I was strangely moved when John Inman died on the 8th March. He was every stereotype I'd ever fought against, but at the same time a favourite camp character who had quietly and unknowingly subverted the country's prime time viewing.
To this day I often answer the phone at work with 'Menswear'.
If I was a queer theorist I'd have something very clever to say about the subversive nature of mainstream 70's prime time TV, but you'll be pleased to hear that I am not. But there is something there about how putting these characters onto the British tea table made them more acceptable, more usual, and maybe this played a part, however stereotypically, in today's road towards liberal equality?
As said I am no queer theorist, thank god (or your she god version of a non paternalistic higher being model) although I do feature in Bruce La Bruce's book 'The reluctant Pornographer' (1997).

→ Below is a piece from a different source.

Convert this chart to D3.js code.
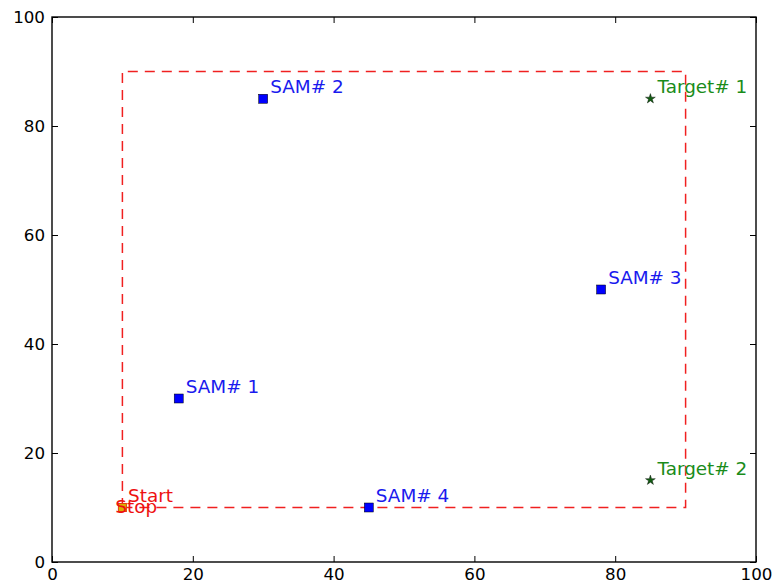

Let me see if I can remember what he said..................................
'But I regress, er, digress. Truly, I do like Paul a lot, even though tonight he has that annoying glow that people with new boyfriends have - and, even more annoyingly, his new boyfriend sitting besides him, seems nice enough. I still like his old boyfriend, William, though - another one of those Englishmen whose wit puts me in a perpetual state of giddiness. I and Alister, who also loves our William to death, will invite him to my farewell gathering at the Royal Oak in a few weeks.'
So there you go. I didn't plan on diary extracts from queer theorists tonight, but I did want to share the poem I wrote and had published on the BBC news website the day John Inman died.
John Inman RIP
Dear John you left us today
Up to the big department store in the sky
’72 till ’85 and then Grace and favour
You’re all doing very well
Ground floor perfumery stationery and leather goods
Wigs and haberdashery kitchenware and food
Are you free Mr Humphries?
That’s what they’d all cry
When the phone rang you said ‘menswear’ in a deep butch voice
But you were celebrated for your high camp
Molly’s still alive, Frank Thornton too
Wendy on the box today face like thunder
You played the dame for many years
Saw you sing on the good old days
You said there were only two types of Lamb
Welsh and Harrods
So farewell Frederick John Inman
You were born on 28 June, 1935, in Preston, Lancashire
I hope Ron will be OK
Ade says its Dan next and he’s bringing holy water
In other news - Evie sitting up on her own!! and I have applied for two new jobs - one at the beeb and one at the audit commission. Also as Evelyn Ward reaches 98 and Rory Green turns 10, Merlin Godwin has passed away at the grand old age of 20! Prayers and thoughts go to Mary and Chris.